Le Lehi, pour sa part, a déjà tué un personnage de haut rang. Le 6 novembre 1944, deux de ses membres ont assassiné au Caire Lord Moyne, le représentant officiel du Royaume-Uni en Égypte, en fait le gouverneur réel du pays. Après la mort de son chef Avraham Stern, abattu par les Britanniques le 12 février 1942, le Lehi est dirigé par un triumvirat nommé « le Centre » : Israël Eldad, Nathan Yelin-Mor et Yitzhak Shamir. Selon le témoignage d’Eldad, c’est le Centre qui a voté la mort de Bernadotte, par deux voix contre une — la sienne.

Dans les oubliettes de l’Histoire

L’assassinat du médiateur de l’ONU provoqua l’indignation du monde, puis fut rapidement oublié. En Israël, le premier ministre David Ben Gourion en profita pour démanteler définitivement le Lehi et l’Irgoun — mais la condamnation ne fut que de façade. Des trois du Centre, seul Nathan Yelin-Mor fut emprisonné, brièvement, avant une amnistie générale. Eldad poursuivit une carrière de militant du Grand Israël. Shamir entra par la suite au Mossad, les services de renseignement, avant de succéder à Begin comme premier ministre en 1983 et 1984, poste qu’il occupera de nouveau entre 1986 et 1992. Le destin de Nathan Yelin-Mor est plus étonnant. Déjà pro-soviétique à l’époque du Lehi, il se rapprocha en 1967 du parti communiste israélien, partisan de la création d’un État palestinien, et participa, avant sa mort en 1980, à des réunions entre pacifistes israéliens et membres de l’Organisation de libération de la Palestine (OLP).

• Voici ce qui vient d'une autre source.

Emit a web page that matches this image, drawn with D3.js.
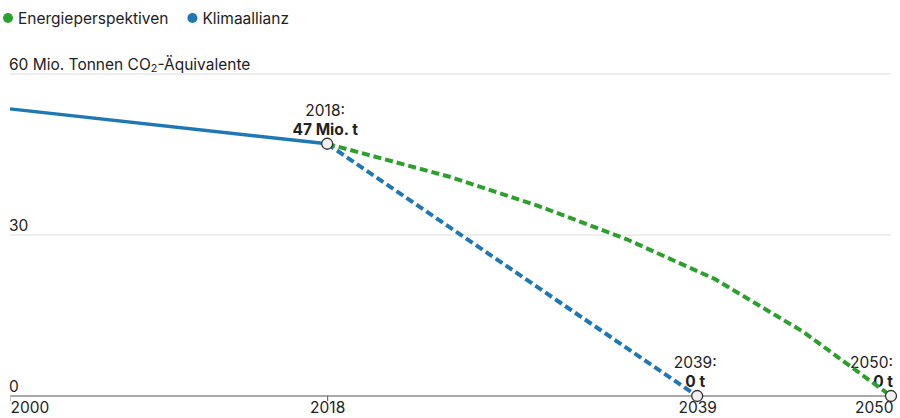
<!DOCTYPE html>
<html>
<head>
<meta charset="utf-8">
<script src="https://cdn.jsdelivr.net/npm/d3@7"></script>
<style>
  body { margin: 0; background: #fff; font-family: Inter, Roboto, "Noto Sans", sans-serif; }
  svg text { fill: #222; }
</style>
</head>
<body>
<svg id="chart" width="900" height="418"></svg>
<script>
// Emissions in Mio. Tonnen CO2-Äquivalente
const historyYears = [2000, 2018];
const historyValues = [53.5, 47];

const energieYears = [2018, 2025, 2030, 2035, 2040, 2045, 2050];
const energieValues = [47, 40.8, 35.4, 29.2, 21.8, 12, 0];

const klimaYears = [2018, 2039];
const klimaValues = [47, 0];

const xTicks = [2000, 2018, 2039, 2050];
const yTicks = [0, 30, 60];

const seriesNames = ["Energieperspektiven", "Klimaallianz"];
const seriesColors = ["#2ca02c", "#1f77b4"];

const annotations = [
  { year: 2018, value: 47, line1: "2018:", line2: "47 Mio. t", anchor: "middle" },
  { year: 2039, value: 0, line1: "2039:", line2: "0 t", anchor: "middle" },
  { year: 2050, value: 0, line1: "2050:", line2: "0 t", anchor: "end" }
];

const fontSize = 15.5;
const svg = d3.select("#chart");
const plotLeft = 10, plotRight = 891, plotTop = 74, plotBottom = 396;

const x = d3.scaleLinear().domain([2000, 2050]).range([plotLeft, plotRight]);
const y = d3.scaleLinear().domain([0, 60]).range([plotBottom, plotTop]);

// Legend
const legend = svg.append("g").attr("transform", "translate(8,18)");
let lx = 0;
seriesNames.forEach((name, i) => {
  const g = legend.append("g").attr("transform", `translate(${lx},0)`);
  g.append("circle").attr("r", 5).attr("cx", 0).attr("cy", 0).attr("fill", seriesColors[i]);
  const t = g.append("text").attr("x", 10).attr("y", 5.5).attr("font-size", fontSize).text(name);
  lx += 10 + t.node().getComputedTextLength() + 24;
});

// Gridlines and y labels
const grid = svg.append("g");
yTicks.forEach(v => {
  if (v > 0) {
    grid.append("line")
      .attr("x1", plotLeft).attr("x2", plotRight)
      .attr("y1", y(v)).attr("y2", y(v))
      .attr("stroke", "#dcdcdc").attr("stroke-width", 1);
  }
  const t = grid.append("text")
    .attr("x", plotLeft - 1).attr("y", y(v) - 4)
    .attr("font-size", fontSize);
  if (v === 60) {
    t.append("tspan").text("60 Mio. Tonnen CO");
    t.append("tspan").attr("font-size", fontSize * 0.7).attr("dy", 2).text("2");
    t.append("tspan").attr("dy", -2).text("-\u00C4quivalente");
  } else {
    t.text(String(v));
  }
});

// X axis
const xAxis = svg.append("g").attr("transform", `translate(0,${plotBottom})`)
  .call(d3.axisBottom(x).tickValues(xTicks).tickFormat(d3.format("d")).tickSize(5).tickPadding(1));
xAxis.select(".domain").attr("stroke", "#555").attr("d", `M${plotLeft},0H${plotRight}`);
xAxis.selectAll(".tick line").attr("stroke", (d, i) => i === 0 ? "#bbb" : "#555");
xAxis.selectAll(".tick text")
  .attr("font-size", fontSize).attr("font-family", "Inter, Roboto, sans-serif").attr("fill", "#222")
  .attr("text-anchor", (d, i) => i === 0 ? "start" : (i === xTicks.length - 1 ? "end" : "middle"))
  .attr("dx", (d, i) => i === xTicks.length - 1 ? 2 : 0);

const line = d3.line().x(d => x(d[0])).y(d => y(d[1]));

// Projection lines
function drawLine(years, values, color, dashed) {
  svg.append("path")
    .datum(years.map((yr, i) => [yr, values[i]]))
    .attr("d", line)
    .attr("fill", "none")
    .attr("stroke", color)
    .attr("stroke-width", dashed ? 4 : 3.5)
    .attr("stroke-dasharray", dashed ? "8,4" : null)
    .attr("stroke-linejoin", "round");
}

// Annotation texts
annotations.forEach(a => {
  const tx = a.anchor === "end" ? x(a.year) + 2 : x(a.year) - 2;
  const g = svg.append("g");
  g.append("text").attr("x", tx).attr("y", y(a.value) - 28)
    .attr("text-anchor", a.anchor).attr("font-size", fontSize).text(a.line1);
  g.append("text").attr("x", tx).attr("y", y(a.value) - 9)
    .attr("text-anchor", a.anchor).attr("font-size", fontSize).attr("font-weight", "bold").text(a.line2);
});

drawLine(klimaYears, klimaValues, seriesColors[1], true);
drawLine(energieYears, energieValues, seriesColors[0], true);
drawLine(historyYears, historyValues, seriesColors[1], false);

// Annotation markers
annotations.forEach(a => {
  svg.append("circle")
    .attr("cx", x(a.year)).attr("cy", y(a.value)).attr("r", 5.5)
    .attr("fill", "#f0f0f0").attr("stroke", "#333").attr("stroke-width", 1.3);
});
</script>
</body>
</html>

Yeoshua Cohen, l’homme qui a lui-même avoué avoir tiré sur Folke Bernadotte et le colonel Sérot, fut l’un des fondateurs du kibboutz de Sde Boker, dans le Néguev. Le kibboutz compta vite un habitant de marque : David Ben Gourion, qui y termina sa vie. Les deux hommes devinrent de proches amis. Ben Gourion tint à se faire filmer effectuant sa promenade matinale au bras de Cohen, l’homme qui avait tué le comte.

1En 2005, une historienne suédoise a révélé la part cachée de l’opération : pour faire place aux déportés qui allaient être sauvés, rassemblés dans le camp de Neuengamme, 2 000 prisonniers furent transportés par ces mêmes bus blancs dans d’autres camps de la mort.